** BEGIN PROVIDED DATA **
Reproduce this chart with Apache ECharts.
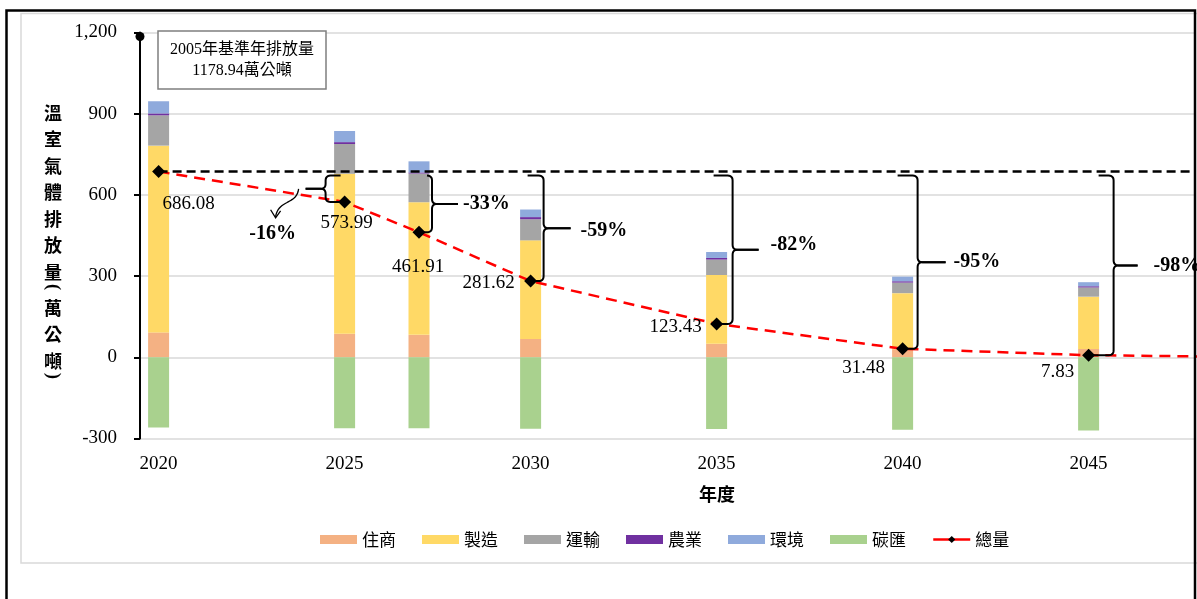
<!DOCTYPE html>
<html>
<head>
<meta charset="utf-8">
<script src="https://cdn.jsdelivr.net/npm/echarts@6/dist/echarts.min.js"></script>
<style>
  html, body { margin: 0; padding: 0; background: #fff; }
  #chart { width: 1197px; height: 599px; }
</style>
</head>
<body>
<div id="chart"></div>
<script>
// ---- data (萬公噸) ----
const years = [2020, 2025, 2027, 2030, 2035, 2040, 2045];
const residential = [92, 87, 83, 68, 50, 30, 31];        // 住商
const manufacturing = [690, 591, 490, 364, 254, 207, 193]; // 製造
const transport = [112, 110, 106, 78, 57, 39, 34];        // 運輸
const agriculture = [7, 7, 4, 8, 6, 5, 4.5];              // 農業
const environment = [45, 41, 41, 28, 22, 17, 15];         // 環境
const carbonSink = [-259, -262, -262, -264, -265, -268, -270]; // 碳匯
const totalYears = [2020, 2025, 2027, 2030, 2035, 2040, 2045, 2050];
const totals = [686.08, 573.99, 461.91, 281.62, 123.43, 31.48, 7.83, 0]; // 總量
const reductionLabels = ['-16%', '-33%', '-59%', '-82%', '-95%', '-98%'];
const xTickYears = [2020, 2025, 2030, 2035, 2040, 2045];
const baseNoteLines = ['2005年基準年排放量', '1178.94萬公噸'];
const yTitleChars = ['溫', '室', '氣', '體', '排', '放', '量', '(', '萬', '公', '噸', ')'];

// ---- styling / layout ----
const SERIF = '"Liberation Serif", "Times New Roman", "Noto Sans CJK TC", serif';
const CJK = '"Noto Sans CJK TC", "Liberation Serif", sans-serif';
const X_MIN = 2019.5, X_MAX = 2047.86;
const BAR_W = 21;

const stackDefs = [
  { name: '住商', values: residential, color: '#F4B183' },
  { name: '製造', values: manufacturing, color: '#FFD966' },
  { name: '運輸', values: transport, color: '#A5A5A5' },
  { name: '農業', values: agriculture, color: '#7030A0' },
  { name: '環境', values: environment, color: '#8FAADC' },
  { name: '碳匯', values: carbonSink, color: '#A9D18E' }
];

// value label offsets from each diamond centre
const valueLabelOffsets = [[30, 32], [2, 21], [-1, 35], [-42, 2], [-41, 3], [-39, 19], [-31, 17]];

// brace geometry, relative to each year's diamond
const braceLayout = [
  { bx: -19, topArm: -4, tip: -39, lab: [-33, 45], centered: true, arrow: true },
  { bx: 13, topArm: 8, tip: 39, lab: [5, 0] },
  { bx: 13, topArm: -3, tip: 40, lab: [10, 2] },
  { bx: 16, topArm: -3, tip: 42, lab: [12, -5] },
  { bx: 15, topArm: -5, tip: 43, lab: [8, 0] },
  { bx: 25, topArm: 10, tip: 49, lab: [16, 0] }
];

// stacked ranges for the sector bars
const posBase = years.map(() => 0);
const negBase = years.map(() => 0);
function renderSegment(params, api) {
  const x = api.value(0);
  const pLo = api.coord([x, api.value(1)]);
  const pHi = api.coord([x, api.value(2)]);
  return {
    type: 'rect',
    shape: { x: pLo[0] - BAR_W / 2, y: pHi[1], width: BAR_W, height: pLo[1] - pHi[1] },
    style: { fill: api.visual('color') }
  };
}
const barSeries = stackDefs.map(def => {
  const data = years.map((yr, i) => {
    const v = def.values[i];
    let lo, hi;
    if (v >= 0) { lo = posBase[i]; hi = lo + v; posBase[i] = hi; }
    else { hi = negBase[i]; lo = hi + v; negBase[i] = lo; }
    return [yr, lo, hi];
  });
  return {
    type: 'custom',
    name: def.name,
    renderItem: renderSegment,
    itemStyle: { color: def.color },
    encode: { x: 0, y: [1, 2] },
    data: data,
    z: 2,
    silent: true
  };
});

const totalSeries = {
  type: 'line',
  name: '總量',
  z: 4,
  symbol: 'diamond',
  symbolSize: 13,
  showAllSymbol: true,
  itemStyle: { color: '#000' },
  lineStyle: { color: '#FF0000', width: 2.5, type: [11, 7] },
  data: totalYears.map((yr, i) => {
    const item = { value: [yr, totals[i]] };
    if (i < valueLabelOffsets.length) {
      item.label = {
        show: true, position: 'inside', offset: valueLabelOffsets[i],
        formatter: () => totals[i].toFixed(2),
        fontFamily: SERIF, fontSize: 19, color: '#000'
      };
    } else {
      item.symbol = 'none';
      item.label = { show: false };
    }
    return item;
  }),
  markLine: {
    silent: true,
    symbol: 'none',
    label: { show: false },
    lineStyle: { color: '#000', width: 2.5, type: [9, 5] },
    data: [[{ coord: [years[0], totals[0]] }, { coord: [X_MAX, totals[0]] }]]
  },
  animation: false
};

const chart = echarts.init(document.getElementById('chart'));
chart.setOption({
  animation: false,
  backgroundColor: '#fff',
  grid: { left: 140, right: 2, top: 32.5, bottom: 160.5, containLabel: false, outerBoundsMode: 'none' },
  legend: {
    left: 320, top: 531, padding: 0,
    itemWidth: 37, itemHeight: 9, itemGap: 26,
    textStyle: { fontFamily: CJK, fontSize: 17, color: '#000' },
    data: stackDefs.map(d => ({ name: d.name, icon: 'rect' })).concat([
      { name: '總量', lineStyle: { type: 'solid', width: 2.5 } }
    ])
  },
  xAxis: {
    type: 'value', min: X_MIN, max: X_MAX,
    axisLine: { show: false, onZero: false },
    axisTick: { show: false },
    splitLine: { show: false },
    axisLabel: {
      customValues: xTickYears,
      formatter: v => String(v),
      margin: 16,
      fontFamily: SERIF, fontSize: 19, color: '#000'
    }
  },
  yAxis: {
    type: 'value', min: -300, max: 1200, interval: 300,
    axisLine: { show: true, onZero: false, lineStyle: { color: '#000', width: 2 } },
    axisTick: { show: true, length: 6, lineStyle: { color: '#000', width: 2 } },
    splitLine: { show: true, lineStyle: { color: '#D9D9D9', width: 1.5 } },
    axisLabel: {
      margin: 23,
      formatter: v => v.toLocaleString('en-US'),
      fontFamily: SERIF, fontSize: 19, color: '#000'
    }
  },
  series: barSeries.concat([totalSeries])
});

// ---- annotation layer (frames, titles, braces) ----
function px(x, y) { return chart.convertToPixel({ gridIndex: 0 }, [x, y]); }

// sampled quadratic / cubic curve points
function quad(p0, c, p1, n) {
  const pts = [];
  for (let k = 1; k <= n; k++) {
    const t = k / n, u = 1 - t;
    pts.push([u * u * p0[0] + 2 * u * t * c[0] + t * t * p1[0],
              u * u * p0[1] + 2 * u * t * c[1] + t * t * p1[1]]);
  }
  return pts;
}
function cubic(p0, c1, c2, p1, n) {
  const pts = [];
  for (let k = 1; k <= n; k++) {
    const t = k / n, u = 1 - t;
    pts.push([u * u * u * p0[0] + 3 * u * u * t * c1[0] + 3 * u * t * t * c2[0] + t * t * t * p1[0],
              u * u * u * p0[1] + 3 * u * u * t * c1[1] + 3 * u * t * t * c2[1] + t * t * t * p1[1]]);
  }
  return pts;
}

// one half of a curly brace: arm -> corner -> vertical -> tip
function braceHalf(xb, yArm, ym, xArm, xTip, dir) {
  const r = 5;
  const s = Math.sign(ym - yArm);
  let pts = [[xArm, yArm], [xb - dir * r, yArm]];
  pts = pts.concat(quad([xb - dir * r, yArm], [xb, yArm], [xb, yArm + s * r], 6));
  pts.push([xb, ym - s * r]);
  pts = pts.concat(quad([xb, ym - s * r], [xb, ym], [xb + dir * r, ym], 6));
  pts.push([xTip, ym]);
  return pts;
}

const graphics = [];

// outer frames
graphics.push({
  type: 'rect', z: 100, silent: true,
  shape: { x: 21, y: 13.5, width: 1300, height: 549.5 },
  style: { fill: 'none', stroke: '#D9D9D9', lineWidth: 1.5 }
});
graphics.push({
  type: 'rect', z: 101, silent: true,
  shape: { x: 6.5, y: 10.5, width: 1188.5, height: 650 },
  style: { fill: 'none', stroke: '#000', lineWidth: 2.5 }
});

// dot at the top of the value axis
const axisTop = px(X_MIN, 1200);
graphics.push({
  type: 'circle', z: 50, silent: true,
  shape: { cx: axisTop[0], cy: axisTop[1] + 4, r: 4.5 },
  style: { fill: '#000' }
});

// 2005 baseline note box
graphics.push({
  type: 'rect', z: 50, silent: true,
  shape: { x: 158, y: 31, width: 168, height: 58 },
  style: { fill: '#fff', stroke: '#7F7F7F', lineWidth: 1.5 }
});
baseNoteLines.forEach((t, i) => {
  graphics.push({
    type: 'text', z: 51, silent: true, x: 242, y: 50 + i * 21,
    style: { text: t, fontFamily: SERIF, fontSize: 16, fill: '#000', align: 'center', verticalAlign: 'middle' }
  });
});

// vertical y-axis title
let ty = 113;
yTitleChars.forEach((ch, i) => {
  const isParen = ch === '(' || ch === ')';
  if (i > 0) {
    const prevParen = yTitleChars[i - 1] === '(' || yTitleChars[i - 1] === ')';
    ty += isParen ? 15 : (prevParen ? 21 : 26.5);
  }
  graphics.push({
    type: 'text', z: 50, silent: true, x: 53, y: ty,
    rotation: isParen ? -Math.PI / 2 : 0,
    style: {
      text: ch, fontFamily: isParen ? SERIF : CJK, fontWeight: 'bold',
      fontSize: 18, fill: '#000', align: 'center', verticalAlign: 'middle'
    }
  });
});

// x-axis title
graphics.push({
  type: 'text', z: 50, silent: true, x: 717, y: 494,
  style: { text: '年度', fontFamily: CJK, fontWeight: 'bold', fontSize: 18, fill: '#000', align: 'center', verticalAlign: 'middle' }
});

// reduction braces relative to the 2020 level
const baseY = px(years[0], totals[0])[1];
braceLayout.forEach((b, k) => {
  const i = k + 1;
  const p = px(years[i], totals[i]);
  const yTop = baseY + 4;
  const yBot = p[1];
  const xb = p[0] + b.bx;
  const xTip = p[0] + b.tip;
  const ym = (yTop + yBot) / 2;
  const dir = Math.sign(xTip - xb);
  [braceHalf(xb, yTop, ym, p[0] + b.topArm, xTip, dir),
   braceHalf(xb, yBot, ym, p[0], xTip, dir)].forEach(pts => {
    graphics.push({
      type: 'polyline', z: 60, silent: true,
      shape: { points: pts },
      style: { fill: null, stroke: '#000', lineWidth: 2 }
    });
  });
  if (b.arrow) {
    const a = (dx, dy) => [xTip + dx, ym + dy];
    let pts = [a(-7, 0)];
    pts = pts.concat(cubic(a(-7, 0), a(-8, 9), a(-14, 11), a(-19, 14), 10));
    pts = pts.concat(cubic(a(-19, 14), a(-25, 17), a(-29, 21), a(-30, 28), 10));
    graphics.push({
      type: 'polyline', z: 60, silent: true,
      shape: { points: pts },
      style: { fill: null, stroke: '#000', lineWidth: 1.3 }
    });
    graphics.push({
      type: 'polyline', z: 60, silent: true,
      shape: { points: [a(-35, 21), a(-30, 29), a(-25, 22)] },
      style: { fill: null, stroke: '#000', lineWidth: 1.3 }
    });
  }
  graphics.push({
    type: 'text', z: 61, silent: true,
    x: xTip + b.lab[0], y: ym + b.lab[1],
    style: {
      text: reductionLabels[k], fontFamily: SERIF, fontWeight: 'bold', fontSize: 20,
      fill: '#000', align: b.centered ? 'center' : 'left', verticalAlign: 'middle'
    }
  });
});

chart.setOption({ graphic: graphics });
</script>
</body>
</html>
** END PROVIDED DATA **
OBJECTIVE: Restate each line from the start of the listing through the line bearing "const BAR_W = 21;" word for word. Drop the pictures.

SOLUTION BELOW:
Reproduce this chart with Apache ECharts.
<!DOCTYPE html>
<html>
<head>
<meta charset="utf-8">
<script src="https://cdn.jsdelivr.net/npm/echarts@6/dist/echarts.min.js"></script>
<style>
  html, body { margin: 0; padding: 0; background: #fff; }
  #chart { width: 1197px; height: 599px; }
</style>
</head>
<body>
<div id="chart"></div>
<script>
// ---- data (萬公噸) ----
const years = [2020, 2025, 2027, 2030, 2035, 2040, 2045];
const residential = [92, 87, 83, 68, 50, 30, 31];        // 住商
const manufacturing = [690, 591, 490, 364, 254, 207, 193]; // 製造
const transport = [112, 110, 106, 78, 57, 39, 34];        // 運輸
const agriculture = [7, 7, 4, 8, 6, 5, 4.5];              // 農業
const environment = [45, 41, 41, 28, 22, 17, 15];         // 環境
const carbonSink = [-259, -262, -262, -264, -265, -268, -270]; // 碳匯
const totalYears = [2020, 2025, 2027, 2030, 2035, 2040, 2045, 2050];
const totals = [686.08, 573.99, 461.91, 281.62, 123.43, 31.48, 7.83, 0]; // 總量
const reductionLabels = ['-16%', '-33%', '-59%', '-82%', '-95%', '-98%'];
const xTickYears = [2020, 2025, 2030, 2035, 2040, 2045];
const baseNoteLines = ['2005年基準年排放量', '1178.94萬公噸'];
const yTitleChars = ['溫', '室', '氣', '體', '排', '放', '量', '(', '萬', '公', '噸', ')'];

// ---- styling / layout ----
const SERIF = '"Liberation Serif", "Times New Roman", "Noto Sans CJK TC", serif';
const CJK = '"Noto Sans CJK TC", "Liberation Serif", sans-serif';
const X_MIN = 2019.5, X_MAX = 2047.86;
const BAR_W = 21;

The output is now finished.